I was so impressed with Eric, in January 2009, when he told me about his daughter Love, and the surgery she went through to remove a growth.  With everything he had, Eric, managed to pay for the surgery.  The cost was 550 USD.  I asked him “How is that possible, you live here at this camp?”  He told me how he would sell phones, which he purchased from Nigeria.  He said he took all his business funds to save his daughter’s life I KNEW THAT DAY THIS WAS A MAN I WANTED TO HELP!  I could see the depth of his love for his family.  I also knew he was a man talented for business, to be able to pay that amount of money for his daughter’s surgery, amid such extreme poverty, as I saw in this camp.   Truely this was remarkable!

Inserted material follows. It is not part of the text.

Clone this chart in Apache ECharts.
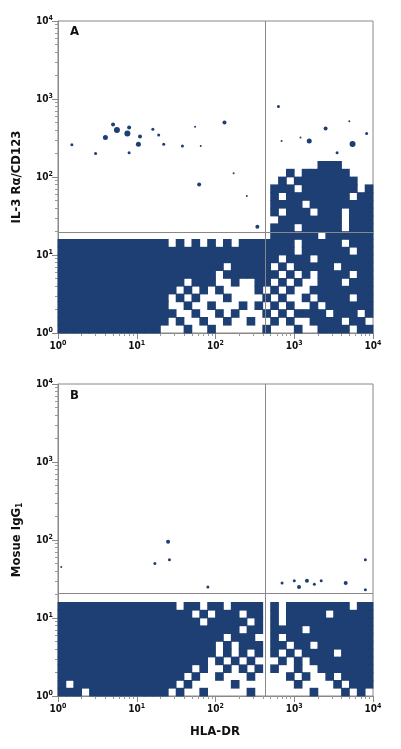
<!DOCTYPE html>
<html><head><meta charset="utf-8">
<script src="https://cdn.jsdelivr.net/npm/echarts@6/dist/echarts.min.js"></script>
<style>html,body{margin:0;padding:0;background:#fff}#c{width:401px;height:749px}</style>
</head><body><div id="c"></div>
<script>
// Density bitmaps: 40 columns (0.1 decade each, x 10^0..10^4), 40 rows (top = 10^4, bottom = 10^0)
// listed as filled column indices per row
const panelA = {
18:[33,34,35],19:[29,31,32,33,34,35,36],20:[28,'30-37'],21:[27,28,29,'31-37',39],
22:[27,'29-36',38,39],23:['27-30','32-39'],24:[27,29,30,31,33,34,35,37,38,39],
25:['28-35',37,38,39],26:['27-29','31-35','37-39'],27:['27-32','34-39'],
28:['0-13',15,17,19,21,'23-29','31-35','37-39'],29:['0-29','31-36',38,39],30:['0-27','29-31','33-39'],
31:['0-20','22-26',28,'30-34','36-39'],32:['0-19','21-27',29,31,'33-36',38,39],
33:['0-15','17-19',22,25,26,28,30,'33-35','37-39'],34:['0-14',16,18,20,25,27,29,'32-39'],
35:['0-13',15,17,21,26,28,31,'33-36',38,39],36:['0-13',16,19,23,25,27,29,32,'34-39'],
37:['0-14',17,20,22,26,28,'30-33','35-37',39],38:['0-13',15,18,21,24,27,29,'32-35',37,38],
39:['0-12',16,19,26,30,'33-36',38,39]
};
const panelB = {
28:['0-14',16,17,19,20,'22-25',27,'29-36',38,39],
29:['0-16',18,'20-22',24,25,27,'29-33','35-39'],30:['0-17','19-23',25,27,'29-39'],
31:['0-22',24,25,'27-30','32-39'],32:['0-20','22-24',27,'29-39'],
33:['0-19',21,'23-25',27,28,30,31,'33-39'],34:['0-19',21,23,25,27,29,'31-34','36-39'],
35:['0-18',20,22,24,28,30,'32-39'],36:['0-16',18,21,23,25,27,30,'33-39'],
37:['0-15',17,20,24,29,31,34,'36-39'],38:[0,'2-14',16,22,30,35,'37-39'],39:['0-2','4-13',15,18,24,32,36,38]
};
// isolated events [x, y, size]
const dotsA = [[1.5,260,3],[3,200,3],[4,320,5],[5,470,4],[5.6,400,6],[8,430,4],[7.6,360,6],[8,205,3],[11,330,4],[10.5,262,5],
 [16,410,3],[19,345,3],[22,262,3],[38,250,3],[55,440,2],[65,250,2],[130,500,4],[62,80,4],[170,112,2],[250,57,2],[340,23,4],
 [630,800,3],[690,290,2],[1550,290,5],[2500,420,4],[5500,265,6],[3500,205,3],[8300,360,3],[5000,520,2],[1200,320,2]];
const dotsB = [[25,95,4],[26,56,3],[17,50,3],[1.1,45,2],[80,25,3],[8000,56,3],[700,28,3],[1000,30,3],[1150,25,4],[1450,30,4],[1800,27,3],[2200,30,3],[4500,28,4],[8000,23,3]];
const tickExps = [0,1,2,3,4];
const quadA = {x:425, y:19.7};
const quadB = {x:425, y:21};
const yNames = ['IL-3 Rα/CD123', 'Mosue IgG{s|1}'];
const xName = 'HLA-DR';
const panelLabels = ['A','B'];

function cells(map){
  const out=[];
  for(const r in map){
    map[r].forEach(c=>{
      let a,b;
      if(typeof c==='string'){[a,b]=c.split('-').map(Number);}else{a=b=c;}
      for(let k=a;k<=b;k++){
        out.push([Math.pow(10,k/10),Math.pow(10,(40-(+r)-1)/10),Math.pow(10,(k+1)/10),Math.pow(10,(40-(+r))/10)]);
      }
    });
  }
  return out;
}
const FONT='"DejaVu Sans Condensed","DejaVu Sans",sans-serif';
function axisLabelRich(){return {b:{fontSize:10,fontWeight:'bold',fontFamily:FONT,color:'#111'},s:{fontSize:7,fontWeight:'bold',fontFamily:FONT,color:'#111',verticalAlign:'top',padding:[0,0,6,0]}};}
function makeAxis(type,gi){
  return {type:'log',logBase:10,min:1,max:10000,gridIndex:gi,
    axisLine:{show:true,lineStyle:{color:'#888',width:1}},
    axisTick:{show:true,length:6,inside:false,lineStyle:{color:'#888'}},
    minorTick:{show:true,splitNumber:9,length:3,lineStyle:{color:'#999'}},
    splitLine:{show:false},
    axisLabel:{formatter:v=>'{b|10}{s|'+Math.round(Math.log10(v))+'}',rich:axisLabelRich(),margin:type==='x'?7:5}};
}
const grids=[{left:58,top:21,width:315,height:312},{left:58,top:384,width:315,height:312}];
const series=[];
[panelA,panelB].forEach((p,gi)=>{
  const q=gi===0?quadA:quadB;
  series.push({type:'custom',xAxisIndex:gi,yAxisIndex:gi,data:cells(p),silent:true,
    renderItem:(params,api)=>{
      const p0=api.coord([api.value(0),api.value(1)]),p1=api.coord([api.value(2),api.value(3)]);
      return {type:'rect',shape:{x:p0[0]-0.4,y:p1[1]-0.4,width:p1[0]-p0[0]+0.8,height:p0[1]-p1[1]+0.8},style:{fill:'#1e3f73'}};
    }});
  series.push({type:'scatter',xAxisIndex:gi,yAxisIndex:gi,silent:true,data:gi===0?dotsA:dotsB,
    symbol:'circle',symbolSize:v=>v[2],itemStyle:{color:'#1e3f73',opacity:1}});
  series.push({type:'line',xAxisIndex:gi,yAxisIndex:gi,data:[],
    markLine:{silent:true,symbol:'none',label:{show:false},lineStyle:{color:'#888',width:1,type:'solid'},
      data:[{xAxis:q.x},{yAxis:q.y}]}});
});
const chart=echarts.init(document.getElementById('c'));
chart.setOption({
  animation:false,
  grid:grids.map(g=>Object.assign({show:true,borderColor:'#888',borderWidth:1,backgroundColor:'transparent'},g)),
  xAxis:[makeAxis('x',0),makeAxis('x',1)],
  yAxis:[makeAxis('y',0),makeAxis('y',1)],
  series:series,
  graphic:[
    {type:'text',left:70,top:25,style:{text:panelLabels[0],font:'bold 13px '+FONT,fill:'#111'}},
    {type:'text',left:70,top:389,style:{text:panelLabels[1],font:'bold 13px '+FONT,fill:'#111'}},
    {type:'text',x:17,y:177,rotation:Math.PI/2,style:{text:yNames[0],font:'bold 13px '+FONT,fill:'#111',align:'center',verticalAlign:'middle'}},
    {type:'text',x:17,y:540,rotation:Math.PI/2,style:{text:yNames[1],rich:{s:{fontSize:8,fontWeight:'bold',fontFamily:FONT,fill:'#111',verticalAlign:'bottom',padding:[6,0,0,0]}},font:'bold 13px '+FONT,fill:'#111',align:'center',verticalAlign:'middle'}},
    {type:'text',x:215,y:732,style:{text:xName,font:'bold 13px '+FONT,fill:'#111',align:'center',verticalAlign:'middle'}}
  ]
});
</script></body></html>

  I know how difficult life is on the camp, where you  pay for your drinking water, and even your bath water.  Rice is over 50 dollars a bag.  For sure your family will come down with malaria or typhoid within any given 6 months.  This camp is a disease bed.  Yet what choice do they have, but to hope for a better day.  Perhaps by some act of God, they will get to return home to Liberia, their homeland…maybe life will be better there. 

I could see Eric had the ability to run an efficient business, if only he could get started with something.   In 2009, I offered him a micro loan of 600 GHc ( under 500 CDN)  Within the required time, he paid it in full.  He could set up a proper  business on the camp, if he had the funding to do so.  I know he would be successful.  He has already proven himself.  Eric is a man of integrity, he is a faithful participant in their local church, and is head of the press department, a job he volunteers his time to.   He is known to help others in need, when he has the means to do so. 

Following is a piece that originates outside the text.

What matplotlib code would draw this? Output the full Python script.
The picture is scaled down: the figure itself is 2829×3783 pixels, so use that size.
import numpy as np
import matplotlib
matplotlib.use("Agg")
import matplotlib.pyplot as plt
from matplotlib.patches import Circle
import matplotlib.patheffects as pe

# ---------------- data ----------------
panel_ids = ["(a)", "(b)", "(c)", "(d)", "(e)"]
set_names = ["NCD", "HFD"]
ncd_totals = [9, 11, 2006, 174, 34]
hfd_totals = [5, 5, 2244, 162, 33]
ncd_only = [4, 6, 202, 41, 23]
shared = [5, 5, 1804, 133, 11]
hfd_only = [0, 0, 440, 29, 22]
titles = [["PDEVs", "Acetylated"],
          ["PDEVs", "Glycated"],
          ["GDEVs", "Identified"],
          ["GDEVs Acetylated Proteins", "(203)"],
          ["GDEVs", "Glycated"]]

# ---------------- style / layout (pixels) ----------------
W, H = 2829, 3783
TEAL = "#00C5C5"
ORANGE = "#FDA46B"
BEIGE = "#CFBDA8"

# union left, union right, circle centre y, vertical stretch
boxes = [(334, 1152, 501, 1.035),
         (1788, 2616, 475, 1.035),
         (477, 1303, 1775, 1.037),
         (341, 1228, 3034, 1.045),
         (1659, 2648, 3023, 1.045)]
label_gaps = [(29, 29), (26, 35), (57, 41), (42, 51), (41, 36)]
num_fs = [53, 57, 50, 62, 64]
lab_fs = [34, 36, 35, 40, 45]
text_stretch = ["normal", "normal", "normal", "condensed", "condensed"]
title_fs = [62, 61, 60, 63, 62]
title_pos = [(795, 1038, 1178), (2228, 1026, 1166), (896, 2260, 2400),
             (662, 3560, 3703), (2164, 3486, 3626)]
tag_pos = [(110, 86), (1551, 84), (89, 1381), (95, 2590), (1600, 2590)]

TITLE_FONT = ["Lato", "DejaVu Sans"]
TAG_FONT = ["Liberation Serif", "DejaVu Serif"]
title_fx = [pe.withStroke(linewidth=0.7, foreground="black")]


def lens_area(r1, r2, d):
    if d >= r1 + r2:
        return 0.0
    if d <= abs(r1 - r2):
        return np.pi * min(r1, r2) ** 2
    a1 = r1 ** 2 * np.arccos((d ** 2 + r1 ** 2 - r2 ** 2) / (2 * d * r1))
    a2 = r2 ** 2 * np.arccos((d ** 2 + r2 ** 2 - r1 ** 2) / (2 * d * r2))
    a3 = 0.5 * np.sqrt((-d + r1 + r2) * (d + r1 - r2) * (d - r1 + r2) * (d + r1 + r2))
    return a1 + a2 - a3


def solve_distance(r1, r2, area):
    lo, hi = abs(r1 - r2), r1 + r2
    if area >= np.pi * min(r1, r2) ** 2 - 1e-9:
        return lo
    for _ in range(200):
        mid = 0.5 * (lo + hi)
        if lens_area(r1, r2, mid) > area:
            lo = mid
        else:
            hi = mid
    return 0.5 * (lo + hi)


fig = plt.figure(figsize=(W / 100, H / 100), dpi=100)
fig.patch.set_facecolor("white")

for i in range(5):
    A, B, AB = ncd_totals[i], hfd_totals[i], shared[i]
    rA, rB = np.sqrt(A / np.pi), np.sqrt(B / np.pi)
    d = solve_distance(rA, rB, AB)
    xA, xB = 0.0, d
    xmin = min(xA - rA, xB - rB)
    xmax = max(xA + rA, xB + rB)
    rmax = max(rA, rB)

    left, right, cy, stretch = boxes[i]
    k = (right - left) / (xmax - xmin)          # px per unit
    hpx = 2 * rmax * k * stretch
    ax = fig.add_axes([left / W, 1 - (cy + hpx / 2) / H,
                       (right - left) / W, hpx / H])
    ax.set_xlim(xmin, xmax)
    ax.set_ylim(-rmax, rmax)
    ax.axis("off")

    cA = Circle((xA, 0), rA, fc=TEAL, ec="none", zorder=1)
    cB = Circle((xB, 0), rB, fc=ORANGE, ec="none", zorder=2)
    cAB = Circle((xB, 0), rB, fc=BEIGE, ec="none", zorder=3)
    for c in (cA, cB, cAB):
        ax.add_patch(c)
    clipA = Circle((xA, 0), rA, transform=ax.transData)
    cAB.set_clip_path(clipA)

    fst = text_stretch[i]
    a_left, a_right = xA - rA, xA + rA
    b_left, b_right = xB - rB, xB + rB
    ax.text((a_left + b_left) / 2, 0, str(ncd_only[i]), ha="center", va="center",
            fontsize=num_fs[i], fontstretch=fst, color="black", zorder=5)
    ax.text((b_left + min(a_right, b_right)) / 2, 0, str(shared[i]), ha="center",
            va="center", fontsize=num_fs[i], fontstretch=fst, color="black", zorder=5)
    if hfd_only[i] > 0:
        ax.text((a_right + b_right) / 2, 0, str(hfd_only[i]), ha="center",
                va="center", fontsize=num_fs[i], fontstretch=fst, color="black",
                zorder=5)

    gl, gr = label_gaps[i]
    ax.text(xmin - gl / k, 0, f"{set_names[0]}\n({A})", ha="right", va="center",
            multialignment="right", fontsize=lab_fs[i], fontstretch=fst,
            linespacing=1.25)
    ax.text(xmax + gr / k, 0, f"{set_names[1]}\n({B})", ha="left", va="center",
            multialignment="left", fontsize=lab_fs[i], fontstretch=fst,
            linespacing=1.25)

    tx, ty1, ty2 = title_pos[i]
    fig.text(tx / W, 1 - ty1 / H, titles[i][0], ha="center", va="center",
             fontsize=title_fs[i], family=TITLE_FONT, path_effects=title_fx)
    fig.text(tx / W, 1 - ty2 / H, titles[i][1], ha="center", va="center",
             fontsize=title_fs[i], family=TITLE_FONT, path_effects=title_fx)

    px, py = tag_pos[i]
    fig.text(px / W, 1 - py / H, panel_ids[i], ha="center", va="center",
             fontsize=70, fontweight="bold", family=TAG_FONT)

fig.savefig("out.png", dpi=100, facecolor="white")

Eric is planning to set up a store to supply cell phones from Nigeria.  He is already familiar with this business and has been successful with his previous loan,  selling phones.   To do this proper he would need 800 CDN dollars.  He would start payments within 6 months. 

                                                                                                                                                                                        Miracle is a boy that Eric and Kamah have been taking care of because his mother is too poor.  She is a single mother, and has very little, even to feed herself.  They took him in when Eric was still making small income, selling phones.  Today he lives with them.   Miracle has a skin disease that flares up from time to time.  Provision of Hope has provided funds for his treatment.  He would be in school if he had the school fees.  50 dollars is all that is needed to put him to school. 

                                 Right now Eric has no funds.  

They have little food.   Kamah, his wife, really needs to go to Accra, to deliver her baby safely, and his children are not in school.  I told him I would get others praying for his situation, and we will believe together for a better day!

I see their hearts to help the poor, and that is why I want to try to help them.

This is Eric with his daughters, Love and Efrance.  Love is 15, and in Gr. 9.  Efrance is 9 and in Gr. 3.  The two boys are children he helps.  You will always find this family reaching out to the poor around them.  That is why they have Prince (7) and Miracle (5) living with them.  Prince could be in Gr. 1 but there were no funds to put him to school this year.  Hopefully by September we can raise the funds needed for him.  I chatted with him today, and he is hoping for a way to put Efrance and Miracle to school this next term.   

                                                                                                                                                                                     JACKSON GBOUR, in the photo below,  is a nephew that Eric took to be his own son.  When the rebels attacked Jackson’s mother, (Eric’s older sister), she later died, at home,  and left Jackson with no-one to care for him.  His father died from a fatal disease.  Jackson was living with Eric until we offered him a bed at My Father’s House in Liberia.  Provision of Hope transported him home, from the refugee camp, and gave him a scholarship for Gr. 9.   Jackson is happy to be living at My Father’s House where his needs are met, and where he can DREAM ABOUT HIS FUTURE!